The exercise: From the first line of the data below through the line holding "from matplotlib.patches import Patch", output each line exactly and leave the pictures out.

-- start of Data for this task --

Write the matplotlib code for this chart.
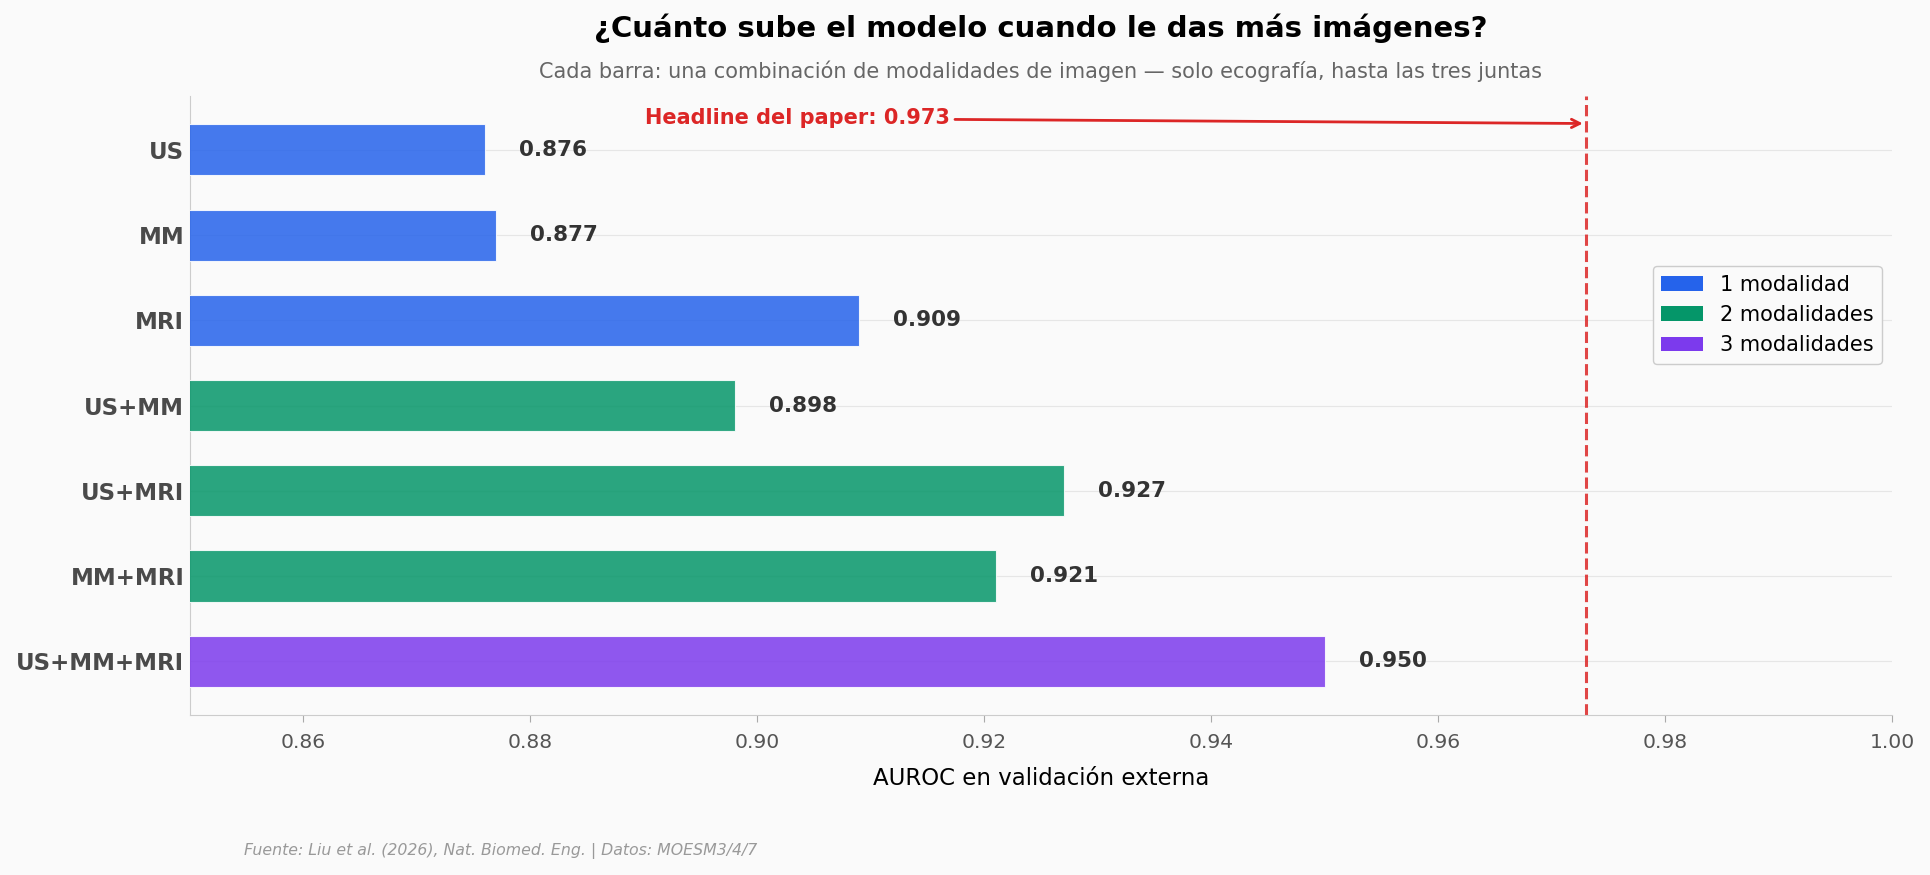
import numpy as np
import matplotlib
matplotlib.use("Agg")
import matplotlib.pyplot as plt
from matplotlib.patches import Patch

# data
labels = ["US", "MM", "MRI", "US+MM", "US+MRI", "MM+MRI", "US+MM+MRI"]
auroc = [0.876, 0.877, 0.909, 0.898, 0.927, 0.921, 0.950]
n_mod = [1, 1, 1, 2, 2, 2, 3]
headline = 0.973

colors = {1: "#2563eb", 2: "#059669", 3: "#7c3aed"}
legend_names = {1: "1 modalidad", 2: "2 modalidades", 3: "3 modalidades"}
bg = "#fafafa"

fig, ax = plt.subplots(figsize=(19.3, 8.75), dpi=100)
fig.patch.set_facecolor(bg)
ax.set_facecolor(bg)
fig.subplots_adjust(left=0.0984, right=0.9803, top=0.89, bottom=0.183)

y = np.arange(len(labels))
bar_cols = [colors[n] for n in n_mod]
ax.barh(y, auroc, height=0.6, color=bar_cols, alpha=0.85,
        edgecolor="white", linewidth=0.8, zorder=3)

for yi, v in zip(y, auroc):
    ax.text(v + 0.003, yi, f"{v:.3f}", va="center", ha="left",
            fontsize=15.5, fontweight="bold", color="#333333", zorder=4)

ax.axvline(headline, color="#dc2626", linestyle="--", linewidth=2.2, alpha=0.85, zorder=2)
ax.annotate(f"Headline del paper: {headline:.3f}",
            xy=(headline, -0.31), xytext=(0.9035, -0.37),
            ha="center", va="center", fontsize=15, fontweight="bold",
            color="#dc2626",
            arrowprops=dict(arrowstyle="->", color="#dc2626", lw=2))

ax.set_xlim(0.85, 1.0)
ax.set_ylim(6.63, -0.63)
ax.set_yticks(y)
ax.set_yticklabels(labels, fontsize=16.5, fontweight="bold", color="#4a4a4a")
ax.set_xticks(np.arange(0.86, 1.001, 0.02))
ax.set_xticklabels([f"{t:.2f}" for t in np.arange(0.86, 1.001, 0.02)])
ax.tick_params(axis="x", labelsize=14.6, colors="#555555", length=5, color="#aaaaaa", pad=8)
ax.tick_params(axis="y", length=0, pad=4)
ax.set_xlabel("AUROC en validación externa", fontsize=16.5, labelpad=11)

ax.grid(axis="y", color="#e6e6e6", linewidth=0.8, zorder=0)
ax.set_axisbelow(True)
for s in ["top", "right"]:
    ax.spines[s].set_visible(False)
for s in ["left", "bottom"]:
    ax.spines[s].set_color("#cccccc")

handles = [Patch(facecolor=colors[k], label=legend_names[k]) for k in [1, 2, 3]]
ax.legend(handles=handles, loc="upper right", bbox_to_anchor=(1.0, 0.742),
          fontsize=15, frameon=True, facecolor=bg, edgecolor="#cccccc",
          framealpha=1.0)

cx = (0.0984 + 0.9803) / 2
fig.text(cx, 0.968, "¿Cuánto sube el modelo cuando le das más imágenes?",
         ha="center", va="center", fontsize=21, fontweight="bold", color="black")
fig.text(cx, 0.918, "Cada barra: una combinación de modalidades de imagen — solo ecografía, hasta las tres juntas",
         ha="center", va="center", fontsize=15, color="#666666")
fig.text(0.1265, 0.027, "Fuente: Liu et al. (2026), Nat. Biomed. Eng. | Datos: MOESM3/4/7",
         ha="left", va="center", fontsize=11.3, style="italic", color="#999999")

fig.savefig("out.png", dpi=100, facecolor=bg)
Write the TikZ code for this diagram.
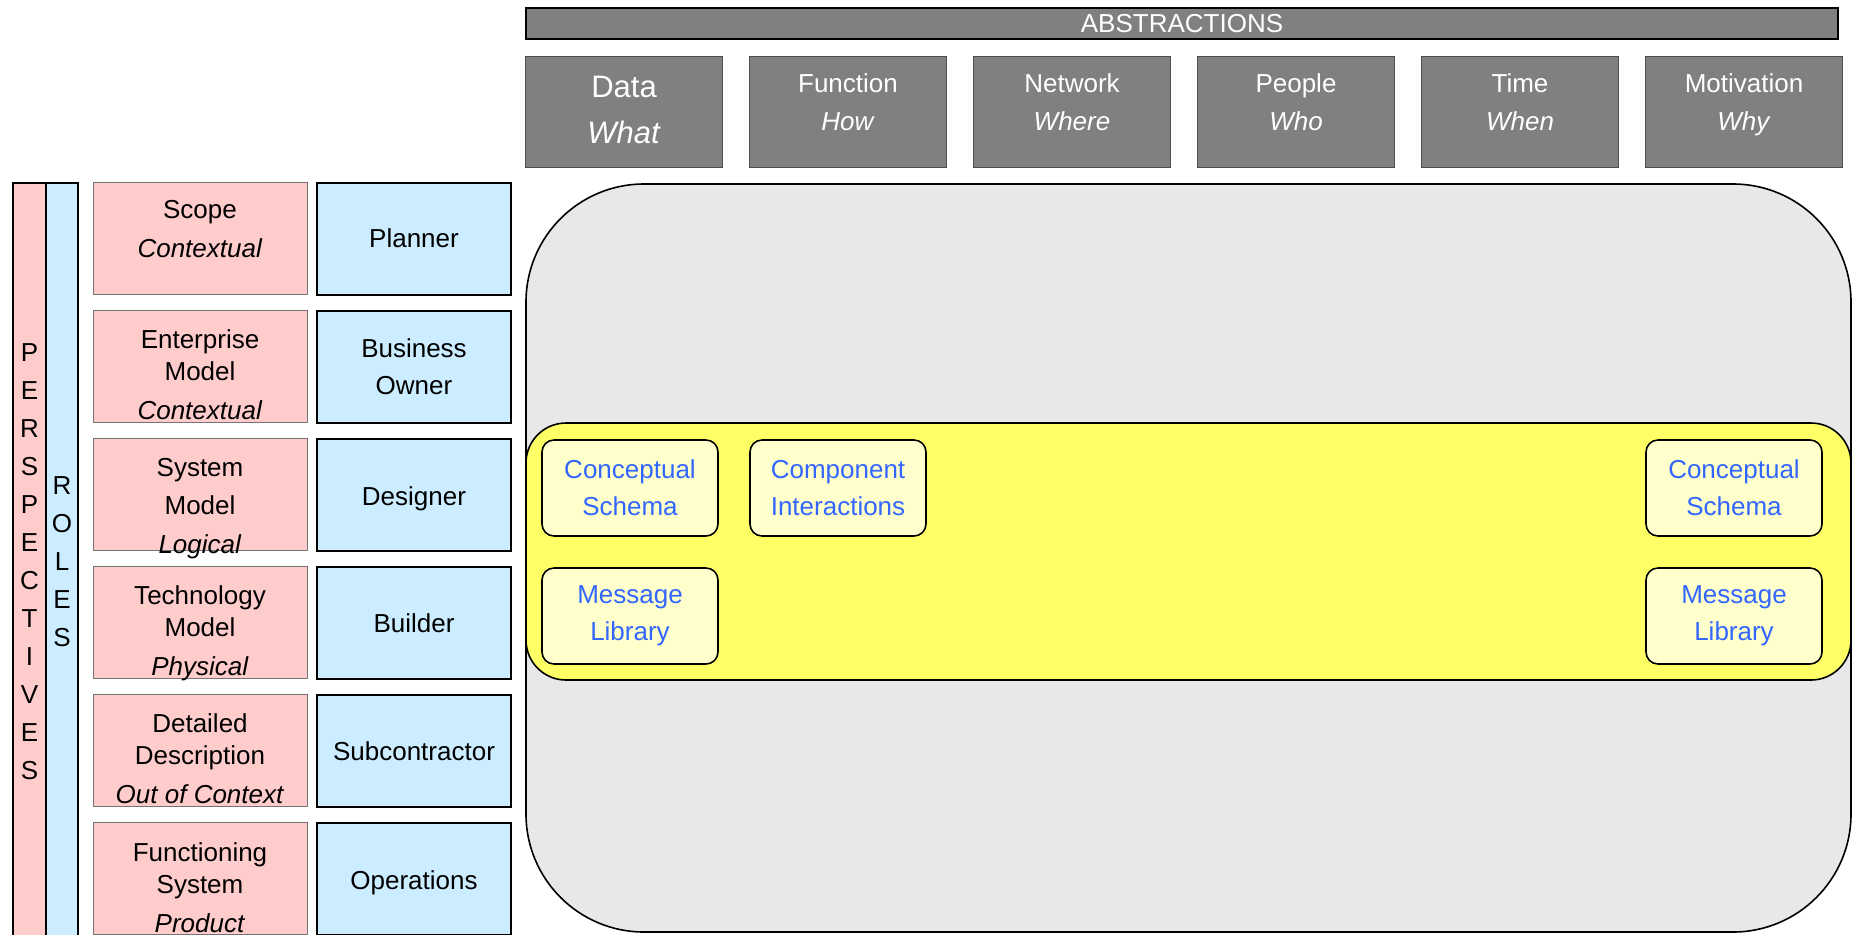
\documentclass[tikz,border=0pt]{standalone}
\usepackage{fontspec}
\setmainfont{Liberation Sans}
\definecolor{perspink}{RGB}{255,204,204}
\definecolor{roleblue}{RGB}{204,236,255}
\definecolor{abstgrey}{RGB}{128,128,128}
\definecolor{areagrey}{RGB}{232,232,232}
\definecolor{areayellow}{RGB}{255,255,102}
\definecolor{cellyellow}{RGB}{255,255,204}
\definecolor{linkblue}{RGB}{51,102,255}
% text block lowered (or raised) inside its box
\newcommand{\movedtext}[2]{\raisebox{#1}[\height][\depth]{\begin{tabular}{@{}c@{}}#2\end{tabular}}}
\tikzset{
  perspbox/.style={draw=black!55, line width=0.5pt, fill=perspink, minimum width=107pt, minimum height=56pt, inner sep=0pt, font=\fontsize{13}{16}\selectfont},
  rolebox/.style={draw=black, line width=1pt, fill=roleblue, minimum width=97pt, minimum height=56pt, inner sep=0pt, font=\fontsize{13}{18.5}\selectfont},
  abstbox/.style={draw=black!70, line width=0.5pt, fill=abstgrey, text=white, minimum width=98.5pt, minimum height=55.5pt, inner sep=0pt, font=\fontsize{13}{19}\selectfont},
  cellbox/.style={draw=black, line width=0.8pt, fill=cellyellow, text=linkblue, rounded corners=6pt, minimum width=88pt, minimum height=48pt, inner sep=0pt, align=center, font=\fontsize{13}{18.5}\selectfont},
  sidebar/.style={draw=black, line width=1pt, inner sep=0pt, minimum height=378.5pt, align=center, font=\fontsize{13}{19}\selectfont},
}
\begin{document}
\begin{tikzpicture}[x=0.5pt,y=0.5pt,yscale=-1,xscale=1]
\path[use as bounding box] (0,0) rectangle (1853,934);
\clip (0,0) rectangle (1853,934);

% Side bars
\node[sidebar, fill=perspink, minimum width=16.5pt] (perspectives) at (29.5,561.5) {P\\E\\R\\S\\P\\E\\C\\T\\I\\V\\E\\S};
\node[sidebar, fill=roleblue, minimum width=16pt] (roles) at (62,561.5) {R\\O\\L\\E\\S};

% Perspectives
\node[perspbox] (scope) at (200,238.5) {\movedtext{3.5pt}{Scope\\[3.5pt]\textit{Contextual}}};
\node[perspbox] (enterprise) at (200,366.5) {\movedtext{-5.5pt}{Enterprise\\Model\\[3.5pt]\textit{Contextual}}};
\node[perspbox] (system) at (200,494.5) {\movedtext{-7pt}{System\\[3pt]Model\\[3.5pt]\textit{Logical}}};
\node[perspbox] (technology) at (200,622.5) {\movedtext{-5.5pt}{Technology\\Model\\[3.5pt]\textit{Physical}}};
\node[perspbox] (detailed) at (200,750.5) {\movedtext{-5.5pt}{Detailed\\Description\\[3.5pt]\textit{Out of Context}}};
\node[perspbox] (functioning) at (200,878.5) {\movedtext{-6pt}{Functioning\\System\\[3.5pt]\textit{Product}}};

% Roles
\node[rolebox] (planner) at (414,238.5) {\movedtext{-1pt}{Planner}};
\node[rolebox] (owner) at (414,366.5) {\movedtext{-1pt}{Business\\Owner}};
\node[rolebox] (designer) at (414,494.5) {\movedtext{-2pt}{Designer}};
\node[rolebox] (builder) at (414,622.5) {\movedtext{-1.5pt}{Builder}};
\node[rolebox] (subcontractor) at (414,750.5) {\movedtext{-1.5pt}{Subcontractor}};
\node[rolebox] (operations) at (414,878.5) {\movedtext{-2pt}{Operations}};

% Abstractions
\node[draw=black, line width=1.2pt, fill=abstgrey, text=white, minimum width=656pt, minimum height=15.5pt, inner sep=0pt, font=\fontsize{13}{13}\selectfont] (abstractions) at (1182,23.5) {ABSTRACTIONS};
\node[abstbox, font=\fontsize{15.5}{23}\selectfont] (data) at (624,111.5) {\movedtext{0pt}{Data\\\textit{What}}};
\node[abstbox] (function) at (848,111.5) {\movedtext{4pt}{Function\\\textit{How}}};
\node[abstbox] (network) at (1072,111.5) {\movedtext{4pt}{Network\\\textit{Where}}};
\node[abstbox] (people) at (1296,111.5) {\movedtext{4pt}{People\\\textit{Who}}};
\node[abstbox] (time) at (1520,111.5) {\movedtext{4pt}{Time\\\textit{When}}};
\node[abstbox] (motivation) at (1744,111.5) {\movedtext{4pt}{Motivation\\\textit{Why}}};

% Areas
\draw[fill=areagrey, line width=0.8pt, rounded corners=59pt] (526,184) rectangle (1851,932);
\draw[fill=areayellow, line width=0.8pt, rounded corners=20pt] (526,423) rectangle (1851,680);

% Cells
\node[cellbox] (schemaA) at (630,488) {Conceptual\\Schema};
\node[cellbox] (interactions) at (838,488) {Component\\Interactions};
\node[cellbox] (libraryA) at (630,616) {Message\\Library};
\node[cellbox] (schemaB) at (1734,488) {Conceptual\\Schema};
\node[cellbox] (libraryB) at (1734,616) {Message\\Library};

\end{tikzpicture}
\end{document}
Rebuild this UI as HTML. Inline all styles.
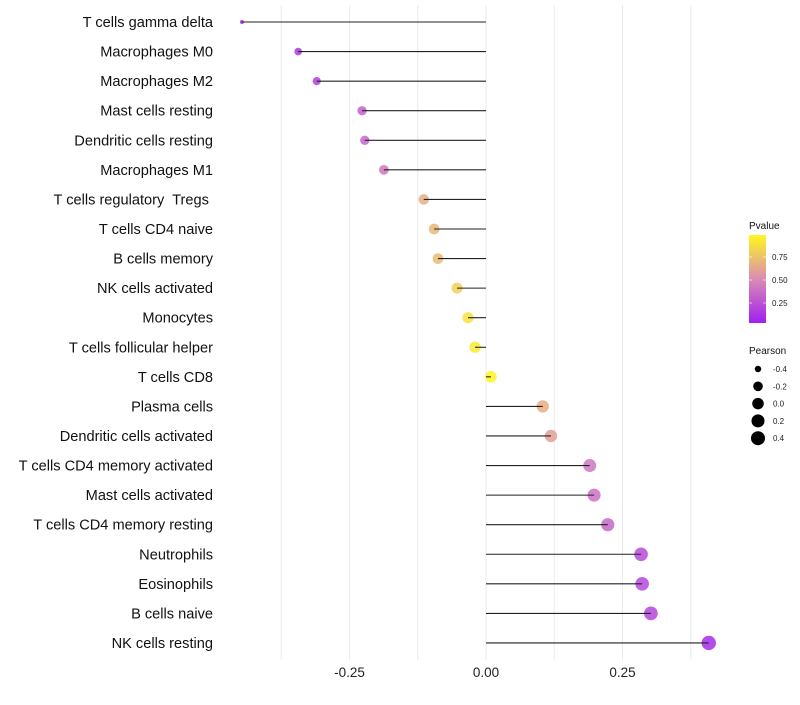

-- end of Data for this task --

Exercise solution:
Write the matplotlib code for this chart.
import numpy as np
import matplotlib
matplotlib.use("Agg")
import matplotlib.pyplot as plt
from matplotlib.patches import Patch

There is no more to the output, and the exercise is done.